Credit Games: Adjusting Limits According to Where People Shop

In these terribly hard economic times—massive federal bailouts meant to loosen credit aside—lenders have to do whatever they can to protect themselves, and they are. Since the 1990s, they have been slipping universal default language into their terms and conditions. That allows them to change the terms of your loan (interest rate, credit limit and so on) based on how you do with other, unrelated creditors. Pay late on your Capital One card, the interest rate on your Chase card goes up. Universal default has been around since the heady deregulatory days of the 1990s, but until the recent economic crisis hit, it was not something that regularly came into play. Now it has, but at least it is based on something that the borrower did.

Now we hear of a little tactic that American Express is using. They are examining where you shop. American Express is making the connection between merchants and their customers’ payment habits. Say you own a shop and you have—at least as far as you are concerned—a nice, healthy customer base. If American Express, and any other credit card issuer that does this, finds that a lot of your customers don’t pay their bills on time, they will punish anyone who shops at your store with their card by lowering their credit limit. So, in other words, Customer A, with sterling credit, comes into your shop and pays for a widget with his American Express card. American Express looks at the purchase and sees that other customers—Deadbeats A-X—also shop there. This leads them to lower the credit limit on Customer A.

The Rationale: Risk-based Pricing and Predictive Analytics

Risk-based Pricing is a methodology adopted by the financial services industry to help lenders measure loan risk in terms of credit limits, interest rates and other fees. These factors are determined by the time value of money, as well as the lender's estimate of the likelihood that the borrower will default on the loan. The lender considers a number of factors in assessing the probability of default like the borrower's credit score and employment status or characteristics of the loan itself. The lower the overall perceived risk, the easier the terms for the borrower.

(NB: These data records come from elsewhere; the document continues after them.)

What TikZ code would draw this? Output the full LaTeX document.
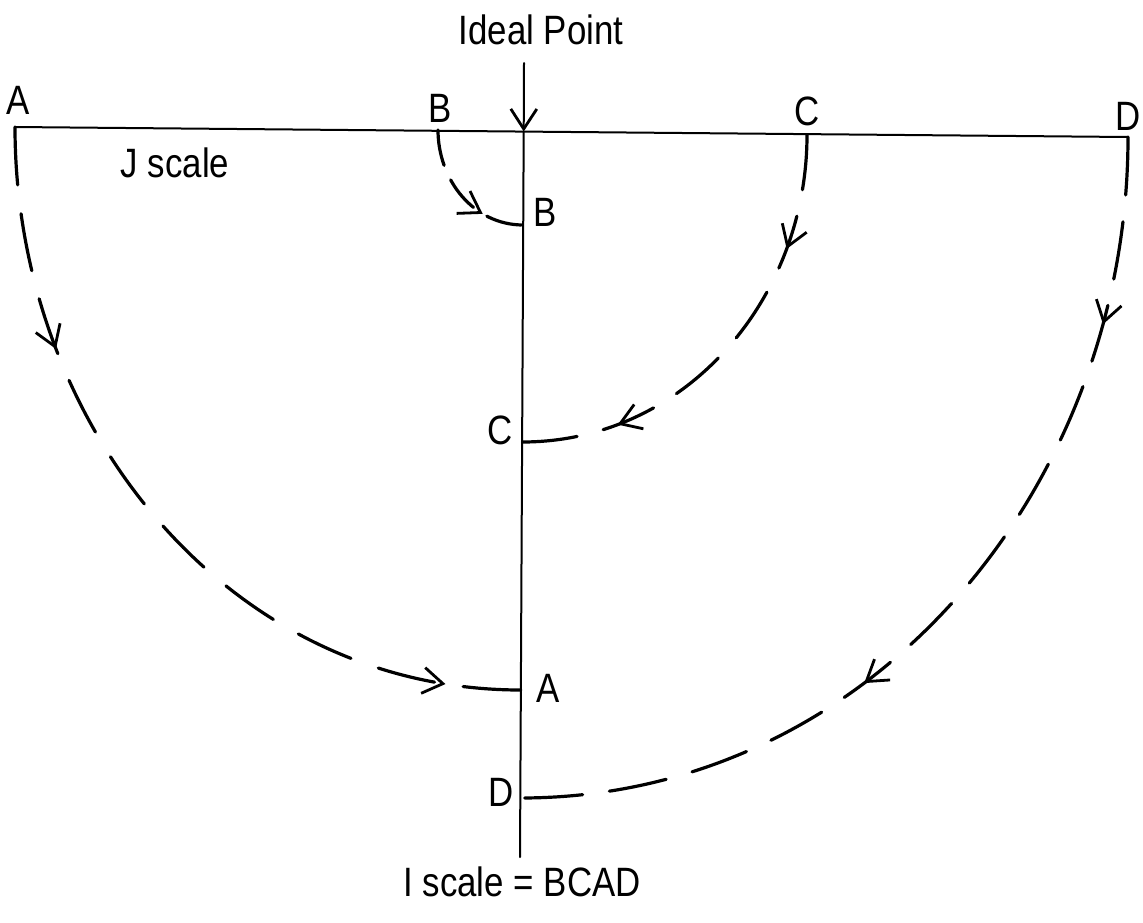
\documentclass[tikz,border=0pt]{standalone}
\usepackage{fontspec}
\usepackage{graphicx}
\setmainfont{Liberation Sans}
\usetikzlibrary{arrows.meta,decorations.markings}
\newcommand\sklbl[1]{\scalebox{0.85}[1]{#1}}
\tikzset{
  axis/.style={line width=2pt, line cap=round},
  arcline/.style={line width=3.2pt, line cap=round},
  barb/.tip={Straight Barb[length=20pt,width=26pt,line width=2.8pt]},
  lbl/.style={inner sep=0pt, font=\fontsize{41}{48}\selectfont},
}
\begin{document}
\begin{tikzpicture}[x=1pt,y=1pt]
\useasboundingbox (0,0) rectangle (1143,-922);
% axes
\coordinate (jl) at (15,-127);
\coordinate (jr) at (1128,-137);
\coordinate (vtop) at (524,-63);
\coordinate (ideal) at (523.7,-131.5);
\coordinate (vbot) at (520,-857);
\draw[axis] (jl) -- (jr);
\draw[axis, -{barb}] (vtop) -- (ideal);
\draw[axis] (ideal) -- (vbot);
% start points on J scale
\coordinate (As) at (15,-127);
\coordinate (Bs) at (438,-130);
\coordinate (Cs) at (807,-135);
\coordinate (Ds) at (1128,-137);
% end points on I scale
\coordinate (Be) at (523.2,-225);
\coordinate (Ce) at (522.1,-442);
\coordinate (Ae) at (520.8,-690);
\coordinate (De) at (520.3,-798);
% labels
\node[lbl] (tIdeal) at (541,-30) {\sklbl{Ideal Point}};
\node[lbl] (tA) at (18,-100) {\sklbl{A}};
\node[lbl] (tB) at (440,-108) {\sklbl{B}};
\node[lbl] (tC) at (807,-111) {\sklbl{C}};
\node[lbl] (tD) at (1128,-116) {\sklbl{D}};
\node[lbl] (tJ) at (175,-163) {\sklbl{J scale}};
\node[lbl] (iB) at (545,-212) {\sklbl{B}};
\node[lbl] (iC) at (500,-430) {\sklbl{C}};
\node[lbl] (iA) at (548,-688) {\sklbl{A}};
\node[lbl] (iD) at (501,-792) {\sklbl{D}};
\node[lbl] (tI) at (522,-882) {\sklbl{I scale = BCAD}};
% dashed transfer arcs
\draw[arcline, dash pattern=on 58pt off 29pt,
  postaction={decorate}, decoration={markings,
    mark=at position 0.27 with {\arrow{barb}},
    mark=at position 0.91 with {\arrow{barb}}}]
  (As) to[out=270,in=180] (Ae);
\draw[arcline, dash pattern=on 36pt off 16pt,
  postaction={decorate}, decoration={markings,
    mark=at position 0.70 with {\arrow{barb}}}]
  (Bs) to[out=270,in=180] (Be);
\draw[arcline, dash pattern=on 55pt off 27pt,
  postaction={decorate}, decoration={markings,
    mark=at position 0.25 with {\arrow{barb}},
    mark=at position 0.79 with {\arrow{barb}}}]
  (Cs) to[out=270,in=0] (Ce);
\draw[arcline, dash pattern=on 58pt off 27pt,
  postaction={decorate}, decoration={markings,
    mark=at position 0.19 with {\arrow{barb}},
    mark=at position 0.63 with {\arrow{barb}}}]
  (Ds) to[out=270,in=0] (De);
\end{tikzpicture}
\end{document}
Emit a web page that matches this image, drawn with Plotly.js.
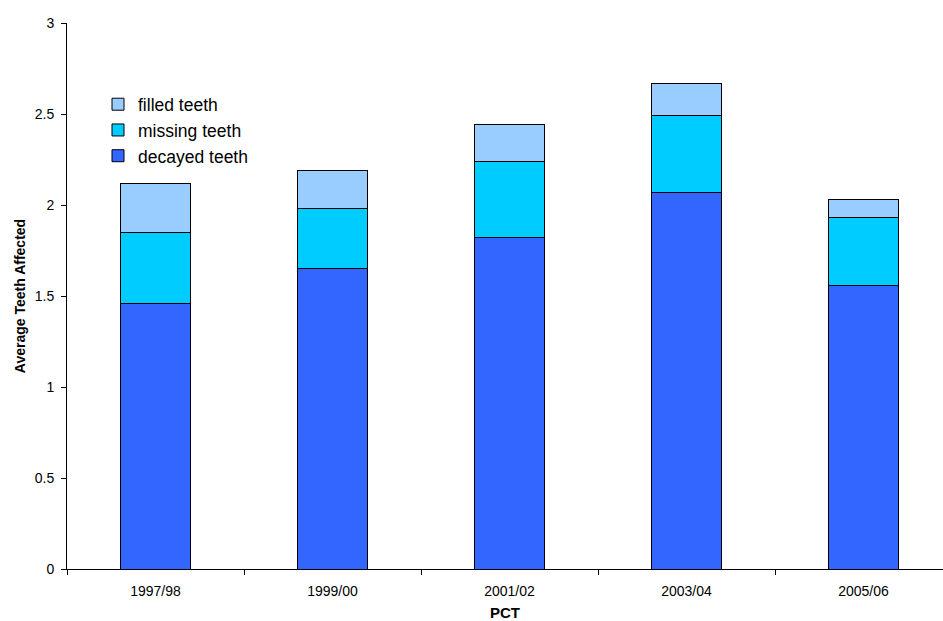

The problem is that until recently, most people considered these terms to be static, that they were determined at the start of the business relationship and would not change too much or too fast. That has changed. Credit card companies are reassessing risk based on a number of factors at a very high rate, which results in their raising interest rates, lowering credit limits, and eliminating lines of credit entirely—all in the name of lowering risk in order to protect themselves from the economic downturn. In this way, the same methodology used to expand the number of people who could qualify for credit is being used to limit or eliminate credit from certain people.

Helping that process along is something called predictive analytics. Essentially, that means you analyze a pattern of behavior and then make some predictions from that pattern. If a person is chronically late with the mortgage payment, it is easy to imagine that they will also be late with their credit card payments. However, does the same reasoning hold if you are on time with all your payments and the one chronically late with their mortgage payment is your neighbor? How about your neighbor on the other side as well? Does the rationale hold up if you have a good payment history and are flanked by deadbeats? How about adding deadbeats across the street in front and across the alley behind? There you are, surrounded by deadbeats, but you pay your bills on time and your credit is solid: Does it make sense that your interest rates get jacked up because you live near deadbeats?

No, it doesn’t, but that is, essentially, the reasoning of American Express. You shop with deadbeats, you will be treated as a deadbeat. According to US PIRG’s Ed Mierzwinski, these predictive analytics and the databases the information goes into is forming a new kind of score used to make lending decisions, a behavioral score.

According to press reports, American Express, at least, (MSNBC story) has admitted lowering the limits of otherwise good customers because they might shop at stores that customers who've defaulted on their cards also shopped at. I am sure other majors are also using behavioral scores. A credit score is derived from a regulated credit report. A behavioral score could be derived from a variety of unregulated information sources, including, in this case, where you use your card. "Experience and transaction" information is something that the bank obtains from your own account data. The bank can enhance it with commercially available outside data sources to develop a virtually unregulated dossier on you. Consumer groups including U.S. PIRG have long argued that "experience and transaction" information—one of the richest sources of detailed information about you—should be subject to greater privacy rights. It is not.

The Bottom Line

This is bad enough for individuals who have to deal with the credit ramifications and privacy issues that these practices raise, but what about a retailer or other business that is marked as a center for deadbeat activity? After all, it is really no business of the retailer if its customers are deadbeats, as long as they get paid, right? Is this going to cost them customers? Will it go onto some other “Experience and Transaction” database for other reasons that might come back and harm the retailer? This practice—unregulated and not covered by privacy laws—poses too many ethical and practical questions to be allowed to continue.

Behavioral scoring needs to be addressed by Congress and the incoming administration and it must be regulated at least as closely as credit scores in order to ensure that the information is used correctly and fairly. Frankly, the idea that your credit can be affected by the actions of consumers that you don’t know should be appalling to everyone and it should be stopped—not in the year-and-a-half the current credit card regulations will take to come into effect—today, now. If Obama, Pelosi, Reid and company want to show us all how much they care about The People, they can start by outlawing this obvious injustice to consumers and tacit threat to businesses.